Dataset section>
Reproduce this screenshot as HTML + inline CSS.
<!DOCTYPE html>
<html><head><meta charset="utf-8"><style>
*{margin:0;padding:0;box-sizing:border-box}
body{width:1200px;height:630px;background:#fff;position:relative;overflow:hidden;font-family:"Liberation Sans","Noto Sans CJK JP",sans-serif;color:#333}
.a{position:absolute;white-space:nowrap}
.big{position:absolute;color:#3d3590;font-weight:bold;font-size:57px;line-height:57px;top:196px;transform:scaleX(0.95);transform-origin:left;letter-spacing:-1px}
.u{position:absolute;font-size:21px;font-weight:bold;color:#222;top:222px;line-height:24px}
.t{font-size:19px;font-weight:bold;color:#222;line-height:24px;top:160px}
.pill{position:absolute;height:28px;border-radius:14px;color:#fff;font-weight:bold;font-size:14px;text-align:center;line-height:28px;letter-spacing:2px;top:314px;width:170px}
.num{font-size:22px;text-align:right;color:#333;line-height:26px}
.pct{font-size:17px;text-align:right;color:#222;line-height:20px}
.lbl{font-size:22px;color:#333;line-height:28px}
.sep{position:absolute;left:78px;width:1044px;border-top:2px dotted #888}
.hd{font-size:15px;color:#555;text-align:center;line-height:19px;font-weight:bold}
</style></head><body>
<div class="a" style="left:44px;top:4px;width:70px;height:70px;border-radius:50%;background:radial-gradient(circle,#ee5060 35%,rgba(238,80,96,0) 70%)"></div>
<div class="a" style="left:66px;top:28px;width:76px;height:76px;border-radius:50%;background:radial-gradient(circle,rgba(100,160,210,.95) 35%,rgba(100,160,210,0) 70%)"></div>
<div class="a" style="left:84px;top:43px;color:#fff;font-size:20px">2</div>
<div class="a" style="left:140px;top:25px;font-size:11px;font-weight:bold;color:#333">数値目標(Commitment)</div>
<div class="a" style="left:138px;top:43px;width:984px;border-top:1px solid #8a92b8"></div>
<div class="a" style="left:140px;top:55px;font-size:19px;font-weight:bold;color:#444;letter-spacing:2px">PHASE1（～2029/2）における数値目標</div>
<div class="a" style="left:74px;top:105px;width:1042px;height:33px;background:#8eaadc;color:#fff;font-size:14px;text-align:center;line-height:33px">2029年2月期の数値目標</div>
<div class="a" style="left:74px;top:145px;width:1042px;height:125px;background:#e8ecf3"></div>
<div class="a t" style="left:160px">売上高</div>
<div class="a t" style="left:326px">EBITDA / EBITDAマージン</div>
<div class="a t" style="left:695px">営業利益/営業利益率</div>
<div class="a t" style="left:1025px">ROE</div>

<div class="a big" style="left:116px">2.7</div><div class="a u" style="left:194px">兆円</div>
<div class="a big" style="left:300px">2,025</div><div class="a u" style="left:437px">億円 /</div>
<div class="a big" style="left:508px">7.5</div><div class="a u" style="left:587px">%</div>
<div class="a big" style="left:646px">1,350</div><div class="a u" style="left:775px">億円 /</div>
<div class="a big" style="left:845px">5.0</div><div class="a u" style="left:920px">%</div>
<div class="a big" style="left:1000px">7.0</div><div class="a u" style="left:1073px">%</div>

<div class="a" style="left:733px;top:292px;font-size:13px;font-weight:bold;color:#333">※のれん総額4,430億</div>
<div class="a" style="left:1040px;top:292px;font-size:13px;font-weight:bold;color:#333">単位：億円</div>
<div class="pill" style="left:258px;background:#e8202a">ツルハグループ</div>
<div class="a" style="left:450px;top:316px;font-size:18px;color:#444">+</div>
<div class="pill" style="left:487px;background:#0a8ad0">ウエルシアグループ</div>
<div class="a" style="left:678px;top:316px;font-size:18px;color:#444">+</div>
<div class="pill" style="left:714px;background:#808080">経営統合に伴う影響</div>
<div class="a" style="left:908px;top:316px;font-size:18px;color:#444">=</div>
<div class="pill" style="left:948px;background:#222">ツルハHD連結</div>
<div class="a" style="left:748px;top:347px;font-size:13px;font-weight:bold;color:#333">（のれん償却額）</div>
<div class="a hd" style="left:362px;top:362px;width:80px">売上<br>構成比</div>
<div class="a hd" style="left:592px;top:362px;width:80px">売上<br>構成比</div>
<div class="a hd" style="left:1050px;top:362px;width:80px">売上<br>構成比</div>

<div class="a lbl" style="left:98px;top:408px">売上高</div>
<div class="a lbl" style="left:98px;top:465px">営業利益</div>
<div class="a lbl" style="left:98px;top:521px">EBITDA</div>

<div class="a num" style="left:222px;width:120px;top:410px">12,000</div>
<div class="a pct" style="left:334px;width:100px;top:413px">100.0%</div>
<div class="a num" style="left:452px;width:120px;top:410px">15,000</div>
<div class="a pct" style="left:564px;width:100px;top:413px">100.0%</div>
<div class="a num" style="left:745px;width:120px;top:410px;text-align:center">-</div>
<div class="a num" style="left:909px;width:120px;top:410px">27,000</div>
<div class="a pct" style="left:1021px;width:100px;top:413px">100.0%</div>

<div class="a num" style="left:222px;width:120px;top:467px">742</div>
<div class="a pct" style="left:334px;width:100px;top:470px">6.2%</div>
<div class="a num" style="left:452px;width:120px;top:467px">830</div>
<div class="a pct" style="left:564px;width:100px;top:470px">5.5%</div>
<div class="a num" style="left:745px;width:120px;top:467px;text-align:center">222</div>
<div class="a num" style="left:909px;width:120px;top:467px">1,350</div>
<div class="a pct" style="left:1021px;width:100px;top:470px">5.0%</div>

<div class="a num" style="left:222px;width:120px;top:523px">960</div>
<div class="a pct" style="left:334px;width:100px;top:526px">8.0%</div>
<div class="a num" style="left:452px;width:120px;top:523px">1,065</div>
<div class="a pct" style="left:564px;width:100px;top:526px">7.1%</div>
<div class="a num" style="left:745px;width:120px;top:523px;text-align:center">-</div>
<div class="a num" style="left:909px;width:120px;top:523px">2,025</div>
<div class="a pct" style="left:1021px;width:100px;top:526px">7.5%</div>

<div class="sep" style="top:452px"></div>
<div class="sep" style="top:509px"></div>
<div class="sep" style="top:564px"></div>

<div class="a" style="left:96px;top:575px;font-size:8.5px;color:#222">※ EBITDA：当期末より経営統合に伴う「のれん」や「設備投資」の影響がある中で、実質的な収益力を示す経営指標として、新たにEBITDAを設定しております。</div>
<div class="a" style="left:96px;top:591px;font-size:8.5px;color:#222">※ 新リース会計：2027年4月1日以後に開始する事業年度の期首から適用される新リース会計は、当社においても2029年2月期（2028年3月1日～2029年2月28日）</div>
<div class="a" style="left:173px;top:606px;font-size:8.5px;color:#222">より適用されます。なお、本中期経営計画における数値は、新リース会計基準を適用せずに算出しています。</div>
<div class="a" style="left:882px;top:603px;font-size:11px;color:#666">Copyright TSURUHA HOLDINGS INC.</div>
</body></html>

What this task involves> Write out the data exactly as it stands.

Result>
Reproduce this screenshot as HTML + inline CSS.
<!DOCTYPE html>
<html><head><meta charset="utf-8"><style>
*{margin:0;padding:0;box-sizing:border-box}
body{width:1200px;height:630px;background:#fff;position:relative;overflow:hidden;font-family:"Liberation Sans","Noto Sans CJK JP",sans-serif;color:#333}
.a{position:absolute;white-space:nowrap}
.big{position:absolute;color:#3d3590;font-weight:bold;font-size:57px;line-height:57px;top:196px;transform:scaleX(0.95);transform-origin:left;letter-spacing:-1px}
.u{position:absolute;font-size:21px;font-weight:bold;color:#222;top:222px;line-height:24px}
.t{font-size:19px;font-weight:bold;color:#222;line-height:24px;top:160px}
.pill{position:absolute;height:28px;border-radius:14px;color:#fff;font-weight:bold;font-size:14px;text-align:center;line-height:28px;letter-spacing:2px;top:314px;width:170px}
.num{font-size:22px;text-align:right;color:#333;line-height:26px}
.pct{font-size:17px;text-align:right;color:#222;line-height:20px}
.lbl{font-size:22px;color:#333;line-height:28px}
.sep{position:absolute;left:78px;width:1044px;border-top:2px dotted #888}
.hd{font-size:15px;color:#555;text-align:center;line-height:19px;font-weight:bold}
</style></head><body>
<div class="a" style="left:44px;top:4px;width:70px;height:70px;border-radius:50%;background:radial-gradient(circle,#ee5060 35%,rgba(238,80,96,0) 70%)"></div>
<div class="a" style="left:66px;top:28px;width:76px;height:76px;border-radius:50%;background:radial-gradient(circle,rgba(100,160,210,.95) 35%,rgba(100,160,210,0) 70%)"></div>
<div class="a" style="left:84px;top:43px;color:#fff;font-size:20px">2</div>
<div class="a" style="left:140px;top:25px;font-size:11px;font-weight:bold;color:#333">数値目標(Commitment)</div>
<div class="a" style="left:138px;top:43px;width:984px;border-top:1px solid #8a92b8"></div>
<div class="a" style="left:140px;top:55px;font-size:19px;font-weight:bold;color:#444;letter-spacing:2px">PHASE1（～2029/2）における数値目標</div>
<div class="a" style="left:74px;top:105px;width:1042px;height:33px;background:#8eaadc;color:#fff;font-size:14px;text-align:center;line-height:33px">2029年2月期の数値目標</div>
<div class="a" style="left:74px;top:145px;width:1042px;height:125px;background:#e8ecf3"></div>
<div class="a t" style="left:160px">売上高</div>
<div class="a t" style="left:326px">EBITDA / EBITDAマージン</div>
<div class="a t" style="left:695px">営業利益/営業利益率</div>
<div class="a t" style="left:1025px">ROE</div>

<div class="a big" style="left:116px">2.7</div><div class="a u" style="left:194px">兆円</div>
<div class="a big" style="left:300px">2,025</div><div class="a u" style="left:437px">億円 /</div>
<div class="a big" style="left:508px">7.5</div><div class="a u" style="left:587px">%</div>
<div class="a big" style="left:646px">1,350</div><div class="a u" style="left:775px">億円 /</div>
<div class="a big" style="left:845px">5.0</div><div class="a u" style="left:920px">%</div>
<div class="a big" style="left:1000px">7.0</div><div class="a u" style="left:1073px">%</div>

<div class="a" style="left:733px;top:292px;font-size:13px;font-weight:bold;color:#333">※のれん総額4,430億</div>
<div class="a" style="left:1040px;top:292px;font-size:13px;font-weight:bold;color:#333">単位：億円</div>
<div class="pill" style="left:258px;background:#e8202a">ツルハグループ</div>
<div class="a" style="left:450px;top:316px;font-size:18px;color:#444">+</div>
<div class="pill" style="left:487px;background:#0a8ad0">ウエルシアグループ</div>
<div class="a" style="left:678px;top:316px;font-size:18px;color:#444">+</div>
<div class="pill" style="left:714px;background:#808080">経営統合に伴う影響</div>
<div class="a" style="left:908px;top:316px;font-size:18px;color:#444">=</div>
<div class="pill" style="left:948px;background:#222">ツルハHD連結</div>
<div class="a" style="left:748px;top:347px;font-size:13px;font-weight:bold;color:#333">（のれん償却額）</div>
<div class="a hd" style="left:362px;top:362px;width:80px">売上<br>構成比</div>
<div class="a hd" style="left:592px;top:362px;width:80px">売上<br>構成比</div>
<div class="a hd" style="left:1050px;top:362px;width:80px">売上<br>構成比</div>

<div class="a lbl" style="left:98px;top:408px">売上高</div>
<div class="a lbl" style="left:98px;top:465px">営業利益</div>
<div class="a lbl" style="left:98px;top:521px">EBITDA</div>

<div class="a num" style="left:222px;width:120px;top:410px">12,000</div>
<div class="a pct" style="left:334px;width:100px;top:413px">100.0%</div>
<div class="a num" style="left:452px;width:120px;top:410px">15,000</div>
<div class="a pct" style="left:564px;width:100px;top:413px">100.0%</div>
<div class="a num" style="left:745px;width:120px;top:410px;text-align:center">-</div>
<div class="a num" style="left:909px;width:120px;top:410px">27,000</div>
<div class="a pct" style="left:1021px;width:100px;top:413px">100.0%</div>

<div class="a num" style="left:222px;width:120px;top:467px">742</div>
<div class="a pct" style="left:334px;width:100px;top:470px">6.2%</div>
<div class="a num" style="left:452px;width:120px;top:467px">830</div>
<div class="a pct" style="left:564px;width:100px;top:470px">5.5%</div>
<div class="a num" style="left:745px;width:120px;top:467px;text-align:center">222</div>
<div class="a num" style="left:909px;width:120px;top:467px">1,350</div>
<div class="a pct" style="left:1021px;width:100px;top:470px">5.0%</div>

<div class="a num" style="left:222px;width:120px;top:523px">960</div>
<div class="a pct" style="left:334px;width:100px;top:526px">8.0%</div>
<div class="a num" style="left:452px;width:120px;top:523px">1,065</div>
<div class="a pct" style="left:564px;width:100px;top:526px">7.1%</div>
<div class="a num" style="left:745px;width:120px;top:523px;text-align:center">-</div>
<div class="a num" style="left:909px;width:120px;top:523px">2,025</div>
<div class="a pct" style="left:1021px;width:100px;top:526px">7.5%</div>

<div class="sep" style="top:452px"></div>
<div class="sep" style="top:509px"></div>
<div class="sep" style="top:564px"></div>

<div class="a" style="left:96px;top:575px;font-size:8.5px;color:#222">※ EBITDA：当期末より経営統合に伴う「のれん」や「設備投資」の影響がある中で、実質的な収益力を示す経営指標として、新たにEBITDAを設定しております。</div>
<div class="a" style="left:96px;top:591px;font-size:8.5px;color:#222">※ 新リース会計：2027年4月1日以後に開始する事業年度の期首から適用される新リース会計は、当社においても2029年2月期（2028年3月1日～2029年2月28日）</div>
<div class="a" style="left:173px;top:606px;font-size:8.5px;color:#222">より適用されます。なお、本中期経営計画における数値は、新リース会計基準を適用せずに算出しています。</div>
<div class="a" style="left:882px;top:603px;font-size:11px;color:#666">Copyright TSURUHA HOLDINGS INC.</div>
</body></html>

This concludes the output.